• _Exercise brief_
Transcribe all of the material exactly. Any picture in it should be left out.

====== Provided data ======

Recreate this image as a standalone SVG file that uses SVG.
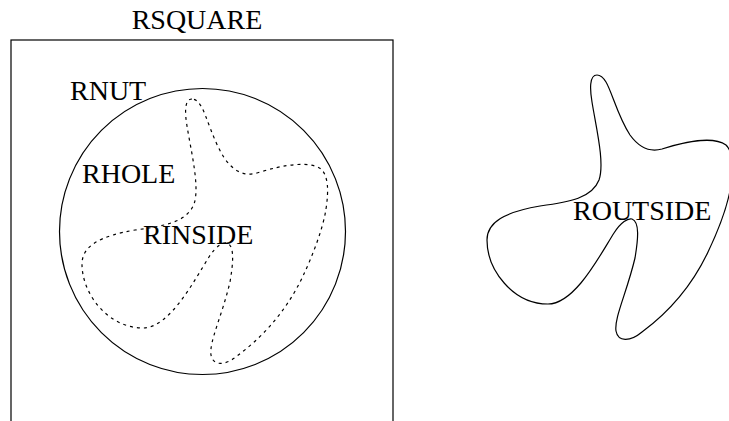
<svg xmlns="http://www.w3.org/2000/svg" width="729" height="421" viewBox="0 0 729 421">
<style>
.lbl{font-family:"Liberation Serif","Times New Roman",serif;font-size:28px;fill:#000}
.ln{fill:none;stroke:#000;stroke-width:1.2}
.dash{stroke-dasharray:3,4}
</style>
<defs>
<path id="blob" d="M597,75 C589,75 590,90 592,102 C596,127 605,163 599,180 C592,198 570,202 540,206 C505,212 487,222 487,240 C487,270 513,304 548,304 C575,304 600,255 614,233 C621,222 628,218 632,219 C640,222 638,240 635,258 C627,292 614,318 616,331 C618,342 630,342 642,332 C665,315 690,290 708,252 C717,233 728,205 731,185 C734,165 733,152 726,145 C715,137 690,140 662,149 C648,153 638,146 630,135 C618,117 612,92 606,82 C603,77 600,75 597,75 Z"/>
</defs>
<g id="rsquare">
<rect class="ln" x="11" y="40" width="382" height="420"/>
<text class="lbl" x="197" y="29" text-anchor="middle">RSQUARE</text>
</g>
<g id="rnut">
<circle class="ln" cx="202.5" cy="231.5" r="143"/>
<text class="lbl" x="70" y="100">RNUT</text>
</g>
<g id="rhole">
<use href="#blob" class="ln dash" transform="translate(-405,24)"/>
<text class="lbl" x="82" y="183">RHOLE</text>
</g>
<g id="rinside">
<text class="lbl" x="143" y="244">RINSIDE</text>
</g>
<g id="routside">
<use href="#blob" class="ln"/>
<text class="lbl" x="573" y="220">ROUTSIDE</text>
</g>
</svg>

======

• _Response to this exercise_
Recreate this image as a standalone SVG file that uses SVG.
<svg xmlns="http://www.w3.org/2000/svg" width="729" height="421" viewBox="0 0 729 421">
<style>
.lbl{font-family:"Liberation Serif","Times New Roman",serif;font-size:28px;fill:#000}
.ln{fill:none;stroke:#000;stroke-width:1.2}
.dash{stroke-dasharray:3,4}
</style>
<defs>
<path id="blob" d="M597,75 C589,75 590,90 592,102 C596,127 605,163 599,180 C592,198 570,202 540,206 C505,212 487,222 487,240 C487,270 513,304 548,304 C575,304 600,255 614,233 C621,222 628,218 632,219 C640,222 638,240 635,258 C627,292 614,318 616,331 C618,342 630,342 642,332 C665,315 690,290 708,252 C717,233 728,205 731,185 C734,165 733,152 726,145 C715,137 690,140 662,149 C648,153 638,146 630,135 C618,117 612,92 606,82 C603,77 600,75 597,75 Z"/>
</defs>
<g id="rsquare">
<rect class="ln" x="11" y="40" width="382" height="420"/>
<text class="lbl" x="197" y="29" text-anchor="middle">RSQUARE</text>
</g>
<g id="rnut">
<circle class="ln" cx="202.5" cy="231.5" r="143"/>
<text class="lbl" x="70" y="100">RNUT</text>
</g>
<g id="rhole">
<use href="#blob" class="ln dash" transform="translate(-405,24)"/>
<text class="lbl" x="82" y="183">RHOLE</text>
</g>
<g id="rinside">
<text class="lbl" x="143" y="244">RINSIDE</text>
</g>
<g id="routside">
<use href="#blob" class="ln"/>
<text class="lbl" x="573" y="220">ROUTSIDE</text>
</g>
</svg>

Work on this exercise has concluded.